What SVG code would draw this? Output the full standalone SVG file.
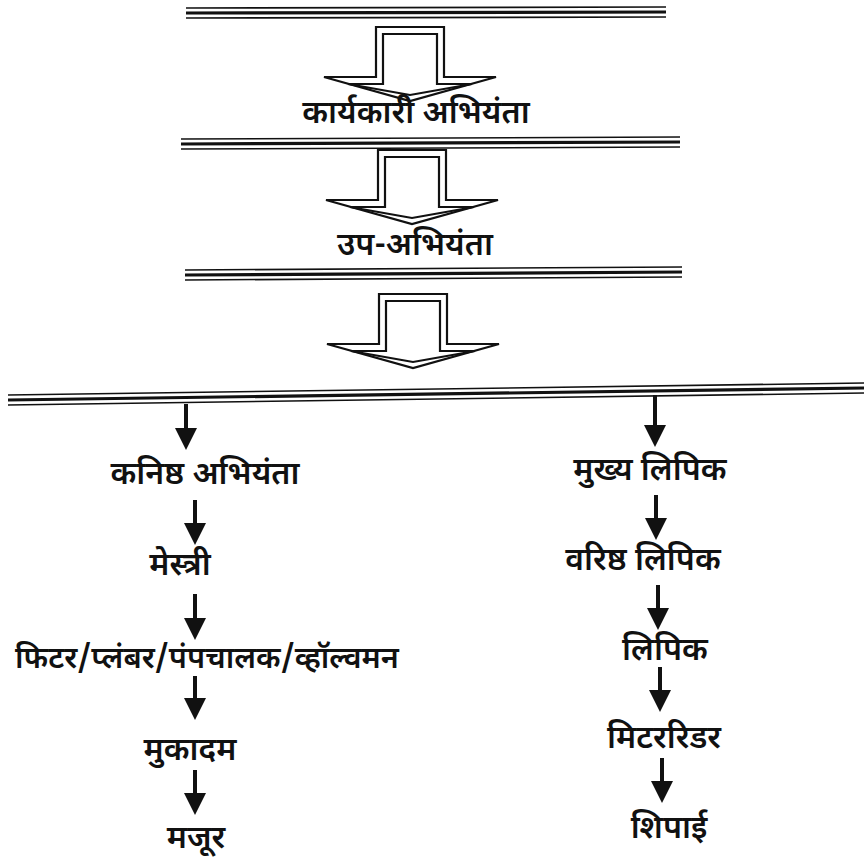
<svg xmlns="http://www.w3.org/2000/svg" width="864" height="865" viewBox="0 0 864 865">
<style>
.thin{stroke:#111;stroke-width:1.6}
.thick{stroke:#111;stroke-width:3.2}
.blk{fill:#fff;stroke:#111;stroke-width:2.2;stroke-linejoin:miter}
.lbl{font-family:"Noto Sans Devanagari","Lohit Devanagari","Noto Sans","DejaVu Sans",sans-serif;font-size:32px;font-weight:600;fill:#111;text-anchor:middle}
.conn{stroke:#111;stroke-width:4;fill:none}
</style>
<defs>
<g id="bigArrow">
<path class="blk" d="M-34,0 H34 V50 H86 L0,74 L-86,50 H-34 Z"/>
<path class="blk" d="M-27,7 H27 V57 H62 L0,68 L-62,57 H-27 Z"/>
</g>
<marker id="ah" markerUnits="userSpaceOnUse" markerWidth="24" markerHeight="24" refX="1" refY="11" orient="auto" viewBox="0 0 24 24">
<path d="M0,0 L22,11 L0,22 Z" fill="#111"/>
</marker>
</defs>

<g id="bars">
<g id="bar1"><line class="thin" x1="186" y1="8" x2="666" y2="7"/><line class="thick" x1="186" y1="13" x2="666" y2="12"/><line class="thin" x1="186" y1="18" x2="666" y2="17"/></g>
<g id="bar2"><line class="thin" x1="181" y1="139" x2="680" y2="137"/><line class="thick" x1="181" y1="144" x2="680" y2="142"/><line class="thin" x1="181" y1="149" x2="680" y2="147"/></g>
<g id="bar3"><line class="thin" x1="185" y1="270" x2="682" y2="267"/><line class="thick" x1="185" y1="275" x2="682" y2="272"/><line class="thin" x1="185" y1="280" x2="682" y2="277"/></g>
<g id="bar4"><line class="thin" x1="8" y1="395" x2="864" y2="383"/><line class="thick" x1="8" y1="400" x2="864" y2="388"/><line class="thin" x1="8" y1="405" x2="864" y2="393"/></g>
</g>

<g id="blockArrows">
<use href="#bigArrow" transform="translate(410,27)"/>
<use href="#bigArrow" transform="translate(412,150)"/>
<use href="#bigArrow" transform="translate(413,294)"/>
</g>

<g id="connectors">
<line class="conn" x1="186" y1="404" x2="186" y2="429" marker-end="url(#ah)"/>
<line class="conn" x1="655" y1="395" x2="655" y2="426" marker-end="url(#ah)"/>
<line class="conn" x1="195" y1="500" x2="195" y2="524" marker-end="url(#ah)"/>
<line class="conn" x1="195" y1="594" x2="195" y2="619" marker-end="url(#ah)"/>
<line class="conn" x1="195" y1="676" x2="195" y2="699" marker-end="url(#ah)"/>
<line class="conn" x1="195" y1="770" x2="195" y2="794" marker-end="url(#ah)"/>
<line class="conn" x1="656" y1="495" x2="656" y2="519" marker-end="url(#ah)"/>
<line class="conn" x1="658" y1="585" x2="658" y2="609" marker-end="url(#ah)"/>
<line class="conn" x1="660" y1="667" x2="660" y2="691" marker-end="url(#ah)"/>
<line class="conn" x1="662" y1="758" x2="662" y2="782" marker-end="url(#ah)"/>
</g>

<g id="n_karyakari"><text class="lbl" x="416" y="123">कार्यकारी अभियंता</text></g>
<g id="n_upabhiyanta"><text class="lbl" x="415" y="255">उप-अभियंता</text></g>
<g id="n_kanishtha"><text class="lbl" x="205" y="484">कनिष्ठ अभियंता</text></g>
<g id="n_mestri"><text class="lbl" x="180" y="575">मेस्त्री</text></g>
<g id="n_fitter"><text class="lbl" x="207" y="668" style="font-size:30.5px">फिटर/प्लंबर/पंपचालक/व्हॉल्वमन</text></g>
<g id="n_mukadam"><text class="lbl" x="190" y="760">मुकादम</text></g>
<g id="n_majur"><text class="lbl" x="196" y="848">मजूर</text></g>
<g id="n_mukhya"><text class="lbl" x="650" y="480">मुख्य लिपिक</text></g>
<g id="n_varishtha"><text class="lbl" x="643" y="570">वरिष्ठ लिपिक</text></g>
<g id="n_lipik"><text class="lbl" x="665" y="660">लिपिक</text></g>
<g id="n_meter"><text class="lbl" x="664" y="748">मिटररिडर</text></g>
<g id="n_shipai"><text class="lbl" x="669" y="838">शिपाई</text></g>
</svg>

Exercise objective |
Without including any pictures, print all of the material exactly as given.

Answer to this task |
What SVG code would draw this? Output the full standalone SVG file.
<svg xmlns="http://www.w3.org/2000/svg" width="864" height="865" viewBox="0 0 864 865">
<style>
.thin{stroke:#111;stroke-width:1.6}
.thick{stroke:#111;stroke-width:3.2}
.blk{fill:#fff;stroke:#111;stroke-width:2.2;stroke-linejoin:miter}
.lbl{font-family:"Noto Sans Devanagari","Lohit Devanagari","Noto Sans","DejaVu Sans",sans-serif;font-size:32px;font-weight:600;fill:#111;text-anchor:middle}
.conn{stroke:#111;stroke-width:4;fill:none}
</style>
<defs>
<g id="bigArrow">
<path class="blk" d="M-34,0 H34 V50 H86 L0,74 L-86,50 H-34 Z"/>
<path class="blk" d="M-27,7 H27 V57 H62 L0,68 L-62,57 H-27 Z"/>
</g>
<marker id="ah" markerUnits="userSpaceOnUse" markerWidth="24" markerHeight="24" refX="1" refY="11" orient="auto" viewBox="0 0 24 24">
<path d="M0,0 L22,11 L0,22 Z" fill="#111"/>
</marker>
</defs>

<g id="bars">
<g id="bar1"><line class="thin" x1="186" y1="8" x2="666" y2="7"/><line class="thick" x1="186" y1="13" x2="666" y2="12"/><line class="thin" x1="186" y1="18" x2="666" y2="17"/></g>
<g id="bar2"><line class="thin" x1="181" y1="139" x2="680" y2="137"/><line class="thick" x1="181" y1="144" x2="680" y2="142"/><line class="thin" x1="181" y1="149" x2="680" y2="147"/></g>
<g id="bar3"><line class="thin" x1="185" y1="270" x2="682" y2="267"/><line class="thick" x1="185" y1="275" x2="682" y2="272"/><line class="thin" x1="185" y1="280" x2="682" y2="277"/></g>
<g id="bar4"><line class="thin" x1="8" y1="395" x2="864" y2="383"/><line class="thick" x1="8" y1="400" x2="864" y2="388"/><line class="thin" x1="8" y1="405" x2="864" y2="393"/></g>
</g>

<g id="blockArrows">
<use href="#bigArrow" transform="translate(410,27)"/>
<use href="#bigArrow" transform="translate(412,150)"/>
<use href="#bigArrow" transform="translate(413,294)"/>
</g>

<g id="connectors">
<line class="conn" x1="186" y1="404" x2="186" y2="429" marker-end="url(#ah)"/>
<line class="conn" x1="655" y1="395" x2="655" y2="426" marker-end="url(#ah)"/>
<line class="conn" x1="195" y1="500" x2="195" y2="524" marker-end="url(#ah)"/>
<line class="conn" x1="195" y1="594" x2="195" y2="619" marker-end="url(#ah)"/>
<line class="conn" x1="195" y1="676" x2="195" y2="699" marker-end="url(#ah)"/>
<line class="conn" x1="195" y1="770" x2="195" y2="794" marker-end="url(#ah)"/>
<line class="conn" x1="656" y1="495" x2="656" y2="519" marker-end="url(#ah)"/>
<line class="conn" x1="658" y1="585" x2="658" y2="609" marker-end="url(#ah)"/>
<line class="conn" x1="660" y1="667" x2="660" y2="691" marker-end="url(#ah)"/>
<line class="conn" x1="662" y1="758" x2="662" y2="782" marker-end="url(#ah)"/>
</g>

<g id="n_karyakari"><text class="lbl" x="416" y="123">कार्यकारी अभियंता</text></g>
<g id="n_upabhiyanta"><text class="lbl" x="415" y="255">उप-अभियंता</text></g>
<g id="n_kanishtha"><text class="lbl" x="205" y="484">कनिष्ठ अभियंता</text></g>
<g id="n_mestri"><text class="lbl" x="180" y="575">मेस्त्री</text></g>
<g id="n_fitter"><text class="lbl" x="207" y="668" style="font-size:30.5px">फिटर/प्लंबर/पंपचालक/व्हॉल्वमन</text></g>
<g id="n_mukadam"><text class="lbl" x="190" y="760">मुकादम</text></g>
<g id="n_majur"><text class="lbl" x="196" y="848">मजूर</text></g>
<g id="n_mukhya"><text class="lbl" x="650" y="480">मुख्य लिपिक</text></g>
<g id="n_varishtha"><text class="lbl" x="643" y="570">वरिष्ठ लिपिक</text></g>
<g id="n_lipik"><text class="lbl" x="665" y="660">लिपिक</text></g>
<g id="n_meter"><text class="lbl" x="664" y="748">मिटररिडर</text></g>
<g id="n_shipai"><text class="lbl" x="669" y="838">शिपाई</text></g>
</svg>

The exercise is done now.